Halverwege de jaren zeventig begon Streumer voorzichtig weer aan sporten te denken. Via zijn werk – Streumer heeft bijna zijn leven lang bij de HEMA gewerkt – deed hij een keer mee met bedrijfsvoetbal. En nog een keer. Niet lang daarna kreeg Streumer ook weer zin om te lopen: hij ging regelmatig meedoen aan trimloopjes in de bossen bij Bilthoven. En van het een kwam het ander, zegt Streumer nu. ,,Vijf, tien of vijftien kilometer, ik vloog er helemaal in. En de dagen erna vreselijk veel spierpijn. Ja, ik was fanatiek. Toen is mijn tweede sportleven begonnen.’’
Streumer sloot zich weer aan bij Hermes, zijn oude club. Niet lang daarna werd hij gevraagd om in te vallen tijdens een competitiewedstrijd. ,,Ik wilde absoluut geen modderfiguur slaan en liep gelijk in de prijzen.

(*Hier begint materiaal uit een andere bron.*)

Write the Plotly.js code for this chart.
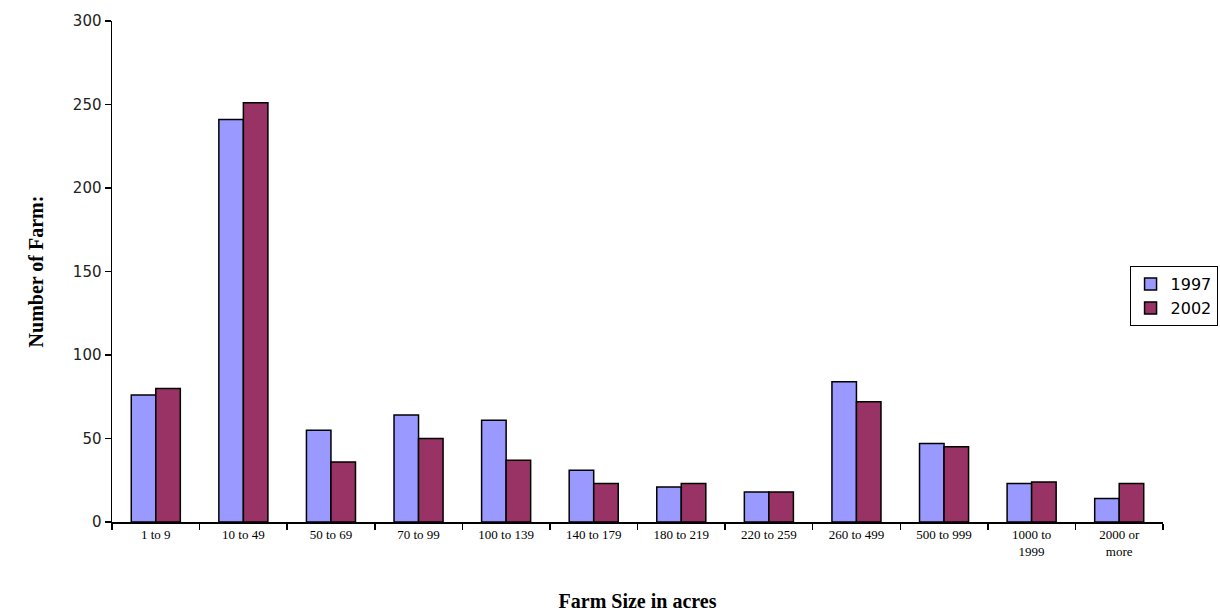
<!DOCTYPE html>
<html>
<head>
<meta charset="utf-8">
<script src="https://cdn.plot.ly/plotly-3.0.1.min.js"></script>
<style>html,body{margin:0;padding:0;background:#fff}#chart{width:1220px;height:612px}</style>
</head>
<body>
<div id="chart"></div>
<script>
const categories = ["1 to 9", "10 to 49", "50 to 69", "70 to 99", "100 to 139", "140 to 179", "180 to 219", "220 to 259", "260 to 499", "500 to 999", "1000 to<br>1999", "2000 or<br>more"];
const series1997 = [76, 241, 55, 64, 61, 31, 21, 18, 84, 47, 23, 14];
const series2002 = [80, 251, 36, 50, 37, 23, 23, 18, 72, 45, 24, 23];
const yTicks = [0, 50, 100, 150, 200, 250, 300];

const traces = [
  {type: "bar", name: "1997", x: categories, y: series1997,
   marker: {color: "#9999FF", line: {color: "#000", width: 1.5}}},
  {type: "bar", name: "2002", x: categories, y: series2002,
   marker: {color: "#993366", line: {color: "#000", width: 1.5}}}
];

const layout = {
  width: 1220, height: 612,
  margin: {l: 112, r: 57, t: 21, b: 90, autoexpand: false},
  paper_bgcolor: "#fff", plot_bgcolor: "#fff",
  barmode: "group", bargap: 0.44, bargroupgap: 0,
  showlegend: true,
  legend: {xref: "container", yref: "container", x: 0.998, xanchor: "right", y: 0.565, yanchor: "top",
    bordercolor: "#000", borderwidth: 1, bgcolor: "#fff",
    font: {family: "DejaVu Sans", size: 16, color: "#000"},
    itemwidth: 30, tracegroupgap: 2},
  xaxis: {
    type: "category", showline: true, linecolor: "#000", linewidth: 1.5,
    ticks: "outside", tickson: "boundaries", ticklen: 6, tickcolor: "#000", tickwidth: 1.5,
    showgrid: false, zeroline: false,
    tickfont: {family: "Liberation Serif", size: 13, color: "#000"},
    title: {text: "<b>Farm Size in acres</b>", font: {family: "Liberation Serif", size: 20, color: "#000"}, standoff: 38}
  },
  yaxis: {
    range: [0, 300], tickvals: yTicks, showline: true, linecolor: "#000", linewidth: 1.5,
    ticks: "outside", ticklen: 6, tickcolor: "#000", tickwidth: 1.5,
    showgrid: false, zeroline: false,
    tickfont: {family: "DejaVu Sans", size: 15, color: "#222"},
    title: {text: "<b>Number of Farm:</b>", font: {family: "Liberation Serif", size: 20, color: "#000"}, standoff: 24}
  }
};

Plotly.newPlot("chart", traces, layout, {displayModeBar: false, staticPlot: true});
</script>
</body>
</html>
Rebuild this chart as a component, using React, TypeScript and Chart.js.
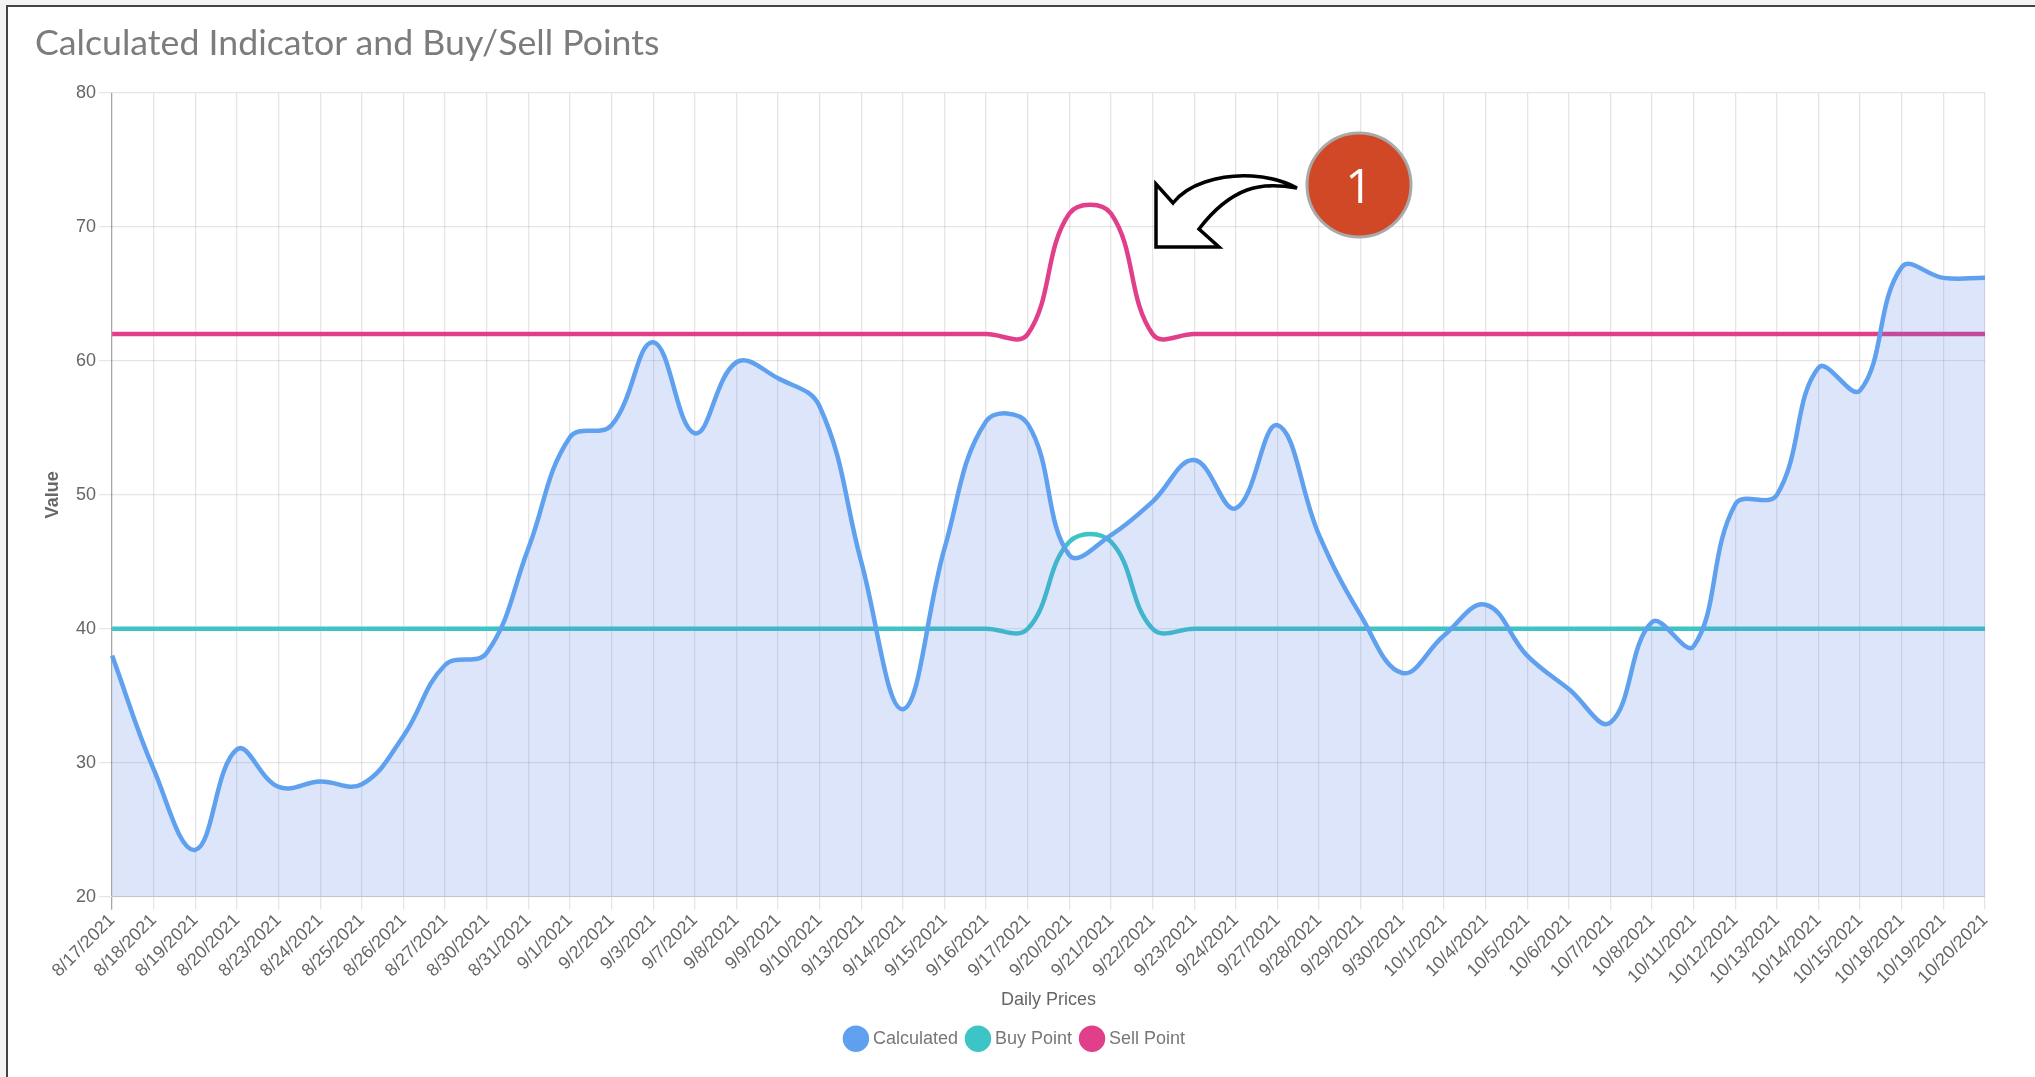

Toen is het snel gegaan.’’

Tussen zijn veertigste en 46ste boekte hij ieder jaar progressie en liep hij de ene pr na de andere. In 1991 – Streumer had de overstap naar Hellas gemaakt - kreeg hij een ernstige blessure aan zijn scheenbeen. Hij bleef lopen, maar minder dan voorheen. Streumer besloot om ook te gaan fietsen. Niet lang daarna is hij begonnen met duatlon. Geen slechte keuze: Streumer behoort al jaren tot de wereldtop.

Voor dit jaar had de Odijker zich ten doel gesteld om in het Zwitserse Zofingen wereldkampioen te worden op de duatlon lange afstand: tien kilometer lopen, 150 kilometer fietsen, dertig kilometer lopen. Hij heeft afgezegd. De reden: een geïrriteerde achillespees. ,,Blessures vormen de rode draad van mijn sportleven, maar steeds kom ik er weer bovenop. Ik besef heel goed dat ik mijn reservetijd zit, mijn carrosserie wordt minder. Ik stop wanneer ik niet meer op tempo kan lopen en fietsen.’’

Streumer  is een winnaar, maar niet ten koste van alles. Aan het einde van het gesprek vertelt hij over de betrekkelijkheid van al die titels. Tijdens zijn tweede sportleven is er een moment geweest dat hij dacht: bekijk het maar, ik kap er mee, er zijn dingen in het leven die belangrijker zijn. Dat was in 2001, het jaar dat zijn dochter Saar op 34-jarige leeftijd overleed aan de gevolgen van kanker. Streumer ging door en vond rust in het sporten. Hij gaat zich nu richten op het WK duatlon korte afstand in Nancy (tien kilometer lopen, veertig fietsen, vijf kilometer lopen) en het NK tien kilometer op de weg, tijdens de Singelloop in Utrecht. Wedstrijd die hij hoe dan ook wil winnen. Nog belangrijker dan de medailles zijn de bloemen, zegt hij. De bloemen gaan, zoals altijd, naar het graf van zijn dochter. Streumer wint vooral voor haar.